Zeolites are crystalline aluminosilicate microporous compositions that are well known in the art. There are over 150 species of both naturally occurring and synthetic zeolites. In general, the crystalline zeolites are formed from corner-sharing AlO.sub.2 and SiO.sub.2 tetrahedra and are characterized by having pore openings of uniform dimensions, having a significant ion-exchange capacity and being capable of reversibly desorbing an adsorbed phase which is dispersed throughout the internal voids of the crystal without significantly displacing any atoms which make up the permanent crystal structure.
Other crystalline microporous compositions are known which are not zeolitic (non-zeolitic molecular sieves or NZMS), but which exhibit the ion-exchange and/or adsorption characteristics of the zeolites. These include: 1) crystalline aluminophosphate compositions disclosed in U.S. Pat. No. 4,310,440; 2) silicon substituted aluminophosphates as disclosed in U.S. Pat. No. 4,440,871; 3) metal substituted aluminophosphates as disclosed in U.S. Pat. No. 4,853,197; 4) metal sulfide molecular sieves disclosed in U.S. Pat. No. 4,880,761 and 5) metallo zinc-phosphate compositions disclosed in U.S. Pat. No. 5,302,362.
Molecular sieves (both zeolitic and NZMS) are usually hydrothermally synthesized from a reaction mixture in a batch reactor. A continuous process would have the advantage of reduced capital investment, space requirement, operating costs, consistent quality, greater efficiency and waste handling. There are several references which teach continuous processes for the synthesis of zeolites. For example, EP 021675-B1 teaches using a continuous-stream process to prepare zeolites. The process involves preparing a reaction mixture and passing the mixture through a heated reaction zone.
U.S. Pat. No. 3,425,800 discloses a process for the continuous preparation of zeolites comprising forming a zeolitic gel and then supplying the gel to a stratified zone where the zeolite crystals form and settle downward into a lower stratum where they are collected.

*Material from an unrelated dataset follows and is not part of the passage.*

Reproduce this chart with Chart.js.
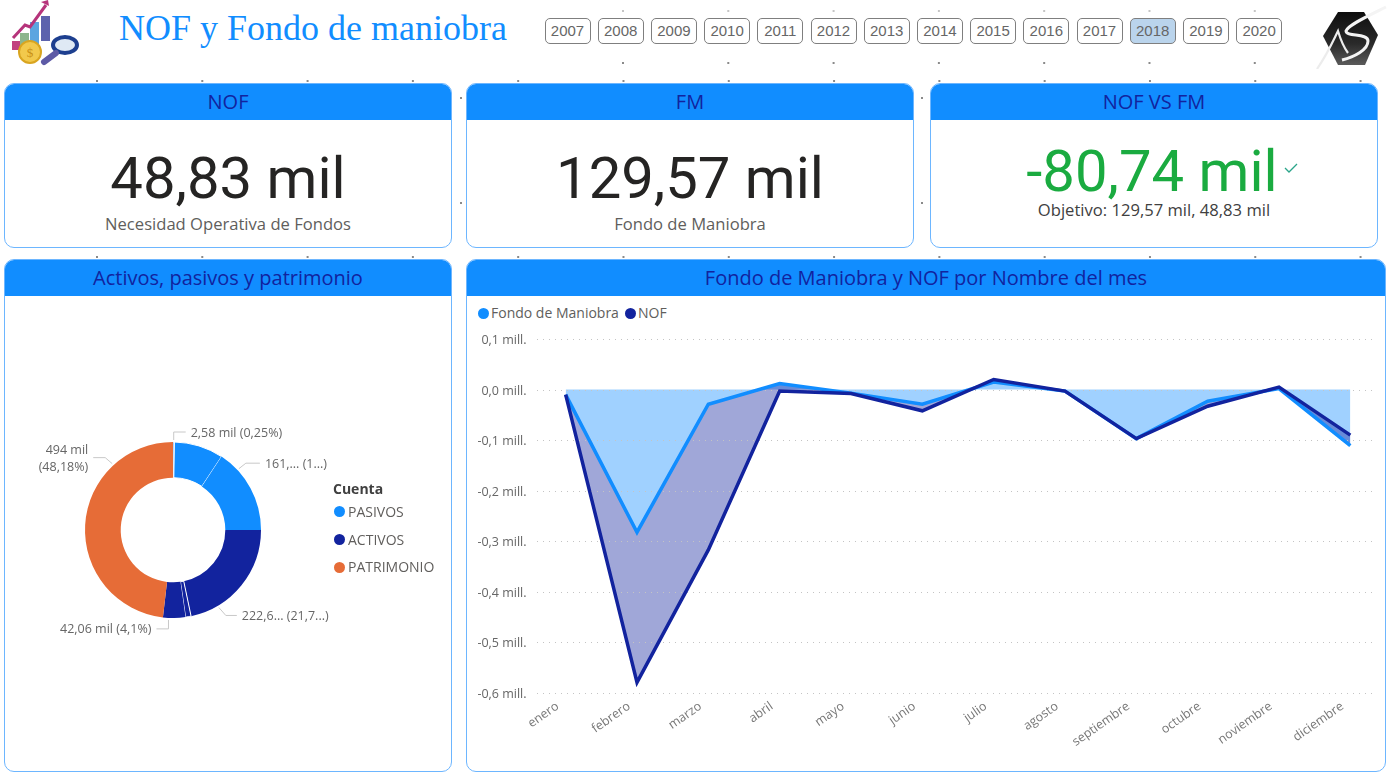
<!DOCTYPE html>
<html lang="es">
<head>
<meta charset="utf-8">
<title>NOF y Fondo de maniobra</title>
<script src="https://cdn.jsdelivr.net/npm/chart.js@4"></script>
<style>
    html, body { margin: 0; padding: 0; background: #fff; }
    body { width: 1391px; height: 775px; position: relative; overflow: hidden; font-family: "Open Sans", sans-serif; }
    .abs { position: absolute; }
    .dots { position: absolute; height: 2px; background: radial-gradient(circle at 1px 1px, #8a8a8a 0.9px, transparent 1.1px) 0 0 / 105.3px 2px repeat-x; }
    .title { left: 119px; top: 7px; font: 36px "Liberation Serif", serif; color: #118dff; white-space: nowrap; }
    .year { position: absolute; top: 18px; width: 44px; height: 24px; border: 1.5px solid #7f7f7f; border-radius: 5px; font: 15px/24px "Liberation Sans", sans-serif; color: #666; text-align: center; }
    .year.on { background: #bad4ec; }
    .card { position: absolute; box-sizing: border-box; background: #fff; border: 1px solid #6db6ff; border-radius: 10px; overflow: hidden; }
    .card .head { height: 36px; background: #118dff; color: #12239e; font-size: 20px; line-height: 36px; text-align: center; font-weight: 500; }
    .kpi { position: absolute; left: 0; right: 0; text-align: center; white-space: nowrap; }
    .big { font: 400 58px/60px Roboto, sans-serif; color: #252423; }
    .sub { font-size: 16.6px; line-height: 20px; color: #605e5c; }
    .lg { position: absolute; font-size: 14px; line-height: 18px; color: #605e5c; white-space: nowrap; }
    .dot { position: absolute; width: 11px; height: 11px; border-radius: 50%; }
    canvas { position: absolute; }
</style>
</head>
<body>
<div class="dots" style="left:96px;top:80px;width:1290px"></div>
<div class="dots" style="left:96px;top:256px;width:1290px"></div>
<div class="dots" style="left:622px;top:62px;width:720px"></div>
<div class="dots" style="left:622px;top:10px;width:720px;opacity:0.5"></div>
<div class="dots" style="left:460px;top:97px;width:4px"></div>
<div class="dots" style="left:460px;top:202px;width:4px"></div>
<div class="dots" style="left:921px;top:97px;width:4px"></div>
<div class="dots" style="left:921px;top:202px;width:4px"></div>

<svg class="abs" style="left:8px;top:0" width="74" height="68" viewBox="0 0 74 68">
    <rect x="4" y="41" width="11" height="9" fill="#c2417f"/>
    <rect x="12" y="33" width="9" height="20" fill="#8db58c"/>
    <rect x="22" y="22" width="9" height="24" fill="#5ba5e0"/>
    <rect x="33" y="16" width="9" height="25" fill="#5d63ad"/>
    <path d="M5 38 L17 25 L22 27 L38 5" fill="none" stroke="#b6347b" stroke-width="3"/>
    <path d="M33 2 L40 0 L41 6 Z" fill="#b6347b"/>
    <circle cx="22" cy="52" r="11" fill="#f2c94c" stroke="#d9a520" stroke-width="2"/>
    <text x="22" y="57" font-size="13" font-family="Liberation Serif" text-anchor="middle" fill="#c98f14">$</text>
    <ellipse cx="57" cy="45" rx="12" ry="8" fill="#dfe9f4" stroke="#1d3f8f" stroke-width="4"/>
    <path d="M48 53 L36 62" stroke="#5d5aa6" stroke-width="6" stroke-linecap="round"/>
</svg>
<div class="abs title">NOF y Fondo de maniobra</div>
<div id="years"></div>
<svg class="abs" style="left:1316px;top:3px" width="72" height="66" viewBox="0 0 72 66">
    <defs>
        <linearGradient id="hex" x1="0" y1="0" x2="0" y2="1">
            <stop offset="0" stop-color="#0e0e0e"/>
            <stop offset="0.6" stop-color="#2a2a2a"/>
            <stop offset="1" stop-color="#5a5a5a"/>
        </linearGradient>
    </defs>
    <path d="M22 9 L48 9 L62 32 L49 62 L22 62 L7 33 Z" fill="url(#hex)"/>
    <path d="M1 66 C12 50 17 38 22 28 C25 38 29 46 32 50" fill="none" stroke="#ececec" stroke-width="2.2"/>
    <path d="M70 4 C52 13 32 22 30 28 C30 34 52 30 52 38 C52 47 38 54 26 57" fill="none" stroke="#f4f4f4" stroke-width="3"/>
</svg>

<div class="card" style="left:4px;top:83px;width:448px;height:165px">
    <div class="head">NOF</div>
    <div class="kpi big" style="top:64px">48,83 mil</div>
    <div class="kpi sub" style="top:130px">Necesidad Operativa de Fondos</div>
</div>
<div class="card" style="left:466px;top:83px;width:448px;height:165px">
    <div class="head">FM</div>
    <div class="kpi big" style="top:64px">129,57 mil</div>
    <div class="kpi sub" style="top:130px">Fondo de Maniobra</div>
</div>
<div class="card" style="left:930px;top:83px;width:448px;height:165px">
    <div class="head">NOF VS FM</div>
    <div class="kpi big" style="top:57px;left:-4px;color:#1aab40">-80,74 mil</div>
    <svg class="abs" style="left:352px;top:78px" width="16" height="12"><path d="M2 6 L6 10 L14 2" fill="none" stroke="#2aa58a" stroke-width="1.3"/></svg>
    <div class="kpi sub" style="top:116px;color:#404040">Objetivo: 129,57 mil, 48,83 mil</div>
</div>
<div class="card" style="left:4px;top:259px;width:448px;height:513px">
    <div class="head">Activos, pasivos y patrimonio</div>
</div>
<div class="card" style="left:466px;top:259px;width:920px;height:513px">
    <div class="head">Fondo de Maniobra y NOF por Nombre del mes</div>
</div>

<canvas id="donut" width="440" height="460" style="left:5px;top:300px"></canvas>
<div class="lg" style="left:333px;top:480px;font-weight:700;color:#404040">Cuenta</div>
<div class="dot" style="left:334px;top:506px;background:#118dff"></div>
<div class="lg" style="left:348px;top:503px">PASIVOS</div>
<div class="dot" style="left:334px;top:534px;background:#12239e"></div>
<div class="lg" style="left:348px;top:531px">ACTIVOS</div>
<div class="dot" style="left:334px;top:562px;background:#e66c37"></div>
<div class="lg" style="left:348px;top:558px">PATRIMONIO</div>

<canvas id="lines" width="916" height="440" style="left:470px;top:325px"></canvas>
<div class="dot" style="left:478px;top:308px;background:#118dff"></div>
<div class="lg" style="left:491px;top:304px">Fondo de Maniobra</div>
<div class="dot" style="left:625px;top:308px;background:#12239e"></div>
<div class="lg" style="left:638px;top:304px">NOF</div>

<script>
const years = [2007, 2008, 2009, 2010, 2011, 2012, 2013, 2014, 2015, 2016, 2017, 2018, 2019, 2020];
const selectedYear = 2018;

const months = ["enero", "febrero", "marzo", "abril", "mayo", "junio", "julio", "agosto", "septiembre", "octubre", "noviembre", "diciembre"];
const fondoManiobra = [-0.01, -0.282, -0.029, 0.012, -0.007, -0.029, 0.015, -0.003, -0.097, -0.023, 0.002, -0.111];
const nof = [-0.01, -0.579, -0.317, -0.003, -0.008, -0.042, 0.02, -0.003, -0.097, -0.033, 0.005, -0.09];

const cuentaValues = [2.58, 92.8, 161, 222.6, 10.4, 42.06, 494];
const cuentaColors = ["#118dff", "#118dff", "#118dff", "#12239e", "#12239e", "#12239e", "#e66c37"];
const cuentaBorders = [1, 1, 0, 0, 1, 0, 0];

// leader lines of the donut: slice, where along the slice, elbow, horizontal run
const donutLabels = [
    { slice: 0, at: 0.5, elbow: [0, -8], run: 12, lines: ["2,58 mil (0,25%)"] },
    { slice: 2, at: 0.24, elbow: [7, -5.5], run: 14, lines: ["161,... (1...)"] },
    { slice: 3, at: 0.76, elbow: [7, 8], run: 11, lines: ["222,6... (21,7...)"] },
    { slice: 5, at: 0.75, elbow: [0, 9], run: -12, lines: ["42,06 mil (4,1%)"] },
    { slice: 6, at: 0.755, elbow: [-7, -6], run: -12, lines: ["494 mil", "(48,18%)"] },
];

const yearsBox = document.getElementById("years");
years.forEach((y, i) => {
    const b = document.createElement("div");
    b.className = y === selectedYear ? "year on" : "year";
    b.style.left = 544.5 + i * 53.2 + "px";
    b.textContent = y;
    yearsBox.appendChild(b);
});

const donutLeaders = {
    id: "donutLeaders",
    afterDraw(chart) {
        const ctx = chart.ctx;
        const arcs = chart.getDatasetMeta(0).data;
        ctx.save();
        ctx.font = "12.5px 'Open Sans'";
        ctx.textBaseline = "middle";
        donutLabels.forEach((l) => {
            const arc = arcs[l.slice];
            const a = arc.startAngle + (arc.endAngle - arc.startAngle) * l.at;
            const r = arc.outerRadius + 2;
            const x0 = arc.x + Math.cos(a) * r;
            const y0 = arc.y + Math.sin(a) * r;
            const x1 = x0 + l.elbow[0];
            const y1 = y0 + l.elbow[1];
            const x2 = x1 + l.run;
            ctx.strokeStyle = "#c8c8c8";
            ctx.lineWidth = 1;
            ctx.beginPath();
            ctx.moveTo(x0, y0);
            ctx.lineTo(x1, y1);
            ctx.lineTo(x2, y1);
            ctx.stroke();
            ctx.fillStyle = "#666";
            ctx.textAlign = l.run > 0 ? "left" : "right";
            const tx = x2 + (l.run > 0 ? 5 : -5);
            l.lines.forEach((t, i) => {
                ctx.fillText(t, tx, y1 + 1 + (i - (l.lines.length - 1) / 2) * 17);
            });
        });
        ctx.restore();
    },
};

new Chart(document.getElementById("donut"), {
    type: "doughnut",
    data: {
        labels: cuentaValues.map((v, i) => i),
        datasets: [{
            data: cuentaValues,
            backgroundColor: cuentaColors,
            borderColor: "#fff",
            borderWidth: cuentaBorders,
        }],
    },
    options: {
        responsive: false,
        animation: false,
        radius: 88,
        cutout: 52,
        layout: { padding: { left: 80, right: 184, top: 142, bottom: 142 } },
        plugins: { legend: { display: false }, tooltip: { enabled: false } },
    },
    plugins: [donutLeaders],
});

// dotted gridlines stop short of the plot edges, so they are drawn by hand from the y scale
const dottedGrid = {
    id: "dottedGrid",
    beforeDatasetsDraw(chart) {
        const ctx = chart.ctx;
        const yScale = chart.scales.y;
        ctx.save();
        ctx.strokeStyle = "#c4c4c4";
        ctx.lineWidth = 1;
        ctx.setLineDash([1, 5]);
        yScale.ticks.forEach((t) => {
            const y = Math.round(yScale.getPixelForValue(t.value)) + 0.5;
            ctx.beginPath();
            ctx.moveTo(67, y);
            ctx.lineTo(905, y);
            ctx.stroke();
        });
        ctx.restore();
    },
};

new Chart(document.getElementById("lines"), {
    type: "line",
    data: {
        labels: months,
        datasets: [
            {
                label: "Fondo de Maniobra",
                data: fondoManiobra,
                borderColor: "#118dff",
                backgroundColor: "rgba(17, 141, 255, 0.4)",
                borderWidth: 3.5,
                fill: "origin",
                order: 1,
            },
            {
                label: "NOF",
                data: nof,
                borderColor: "#12239e",
                backgroundColor: "rgba(18, 35, 158, 0.4)",
                borderWidth: 3.5,
                fill: 0,
                order: 0,
            },
        ],
    },
    options: {
        responsive: false,
        animation: false,
        elements: { point: { radius: 0 }, line: { tension: 0, borderJoinStyle: "miter" } },
        layout: { padding: { top: 14 } },
        scales: {
            x: {
                offset: true,
                grid: { display: false },
                border: { display: false },
                afterFit(scale) { scale.height = 72; },
                ticks: { minRotation: 35, maxRotation: 35, padding: -2, labelOffset: -8, color: "#777", font: { family: "Open Sans", size: 12.5 } },
            },
            y: {
                min: -0.6,
                max: 0.1,
                grid: { display: false },
                border: { display: false },
                afterFit(scale) { scale.width = 60; },
                ticks: {
                    stepSize: 0.1,
                    padding: -4.5,
                    labelOffset: 1.5,
                    color: "#666",
                    font: { family: "Open Sans", size: 12.5 },
                    callback(v) {
                        return (Math.abs(v) < 1e-9 ? 0 : v).toFixed(1).replace(".", ",") + " mill.";
                    },
                },
            },
        },
        plugins: {
            legend: { display: false },
            tooltip: { enabled: false },
            filler: { drawTime: "beforeDatasetsDraw" },
        },
    },
    plugins: [dottedGrid],
});
</script>
</body>
</html>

U.S. Pat. No. 3,866,094 discloses a continuous process for preparing a hydrocarbon conversion catalyst which involves as one step continuously preparing a zeolite from a reaction mixture containing seed particles. U.S. Pat. No. 5,427,765 discloses preparing zeolite beta by first continuously forming granular amorphous aluminosilicate and then crystallizing the zeolite beta. Lastly, U.S. Pat. No. 5,100,636 discloses preparing zeolites by sending a reaction mixture through a pipe segment for an initial crystallization and then to an open vessel for a second crystallization.
In contrast to this art, applicants have developed a process to not only continuously prepare molecular sieves with high efficiency, but to also control the particle size and the particle size distribution. For example in the case of aluminosilicate zeolites, the process involves continuously adding reactive sources of aluminum, silicon, and at least one structure directing agent into a continuous crystallization reactor having at least two stages. The mixture thus formed is flowed through the reactor in order to crystallize the zeolite. Finally, an effective amount of interstage backmixing is introduced in order to control the particle size and particle size distribution. The greater the amount of backmixing (deviation from plug flow), the larger the particle size and the wider the particle size distribution. Alternatively, the approach to plug flow can be controlled by the number of stages in the reactor. The greater the number of stages, the closer the approach to 100% plug flow, i.e., batch performance.
In a specific embodiment of the invention, the molecular sieve product stream from the continuous reactor is split into at least two streams, each stream is continuously wet milled (in parallel) with different severity and then reblended. In this manner, one obtains at least a bimodal distribution. To applicants' knowledge, there is no mention in the art of ways to both continuously synthesize molecular sieves, control particle size and control particle size distribution.